We're starting to think about general things like size and location and formality. I even caught FH reading my one and only wedding magazine last night. He said, "Weddings are hard." :rolleyes:
*Jen*
07-18-2005, 03:29 PM
Hi there...my fi and I were engaged on April 16, 2005 and will be married May 12, 2007 so I know what you mean about long engagements. We've actually decided to not do any major planning until next year. We've both heard from so many people that they wish their engagement was longer or they wish they would have taken time to enjoy it more, rather than rushing into the planning process.

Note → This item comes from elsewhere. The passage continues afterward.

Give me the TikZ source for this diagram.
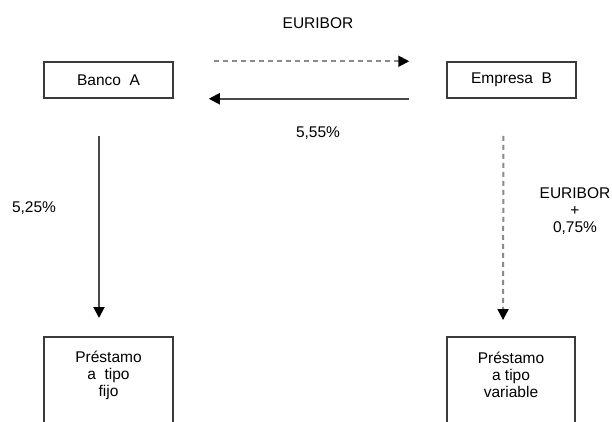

I couldn't agree more!
Although we do have our reception hall booked, our ceremony will more than likely be in my parents' backyard or someplace outdoors like that (no serious committment needed), and we've picked out our colors, that is the extent of our serious planning. We agreed that if we could get the reception and ceremony down we'd be set for a while.
I am taking full advantage of this site and the other one for gathering ideas and just getting a feel for what's out there that can be done. I'd say just enjoy it while you can b/c (most of the time) you're only engaged once!!
Hope this helps!
*~Jen~*
tlew12778
07-19-2005, 04:06 AM
I would start saving now. No harm in that. If you need it, at least you have it, ya'know? It would be nice not having to limit yourself at all while saving for the wedding IMO.
QueenofCA
07-19-2005, 10:43 AM
I would start saving now. No harm in that. If you need it, at least you have it, ya'know? It would be nice not having to limit yourself at all while saving for the wedding IMO.
I would agree 100% with this! Even if you just start saving $100/month right now, it will really come in handy down the road. It is nice to be able to put down deposits when you know that you already have the cash available.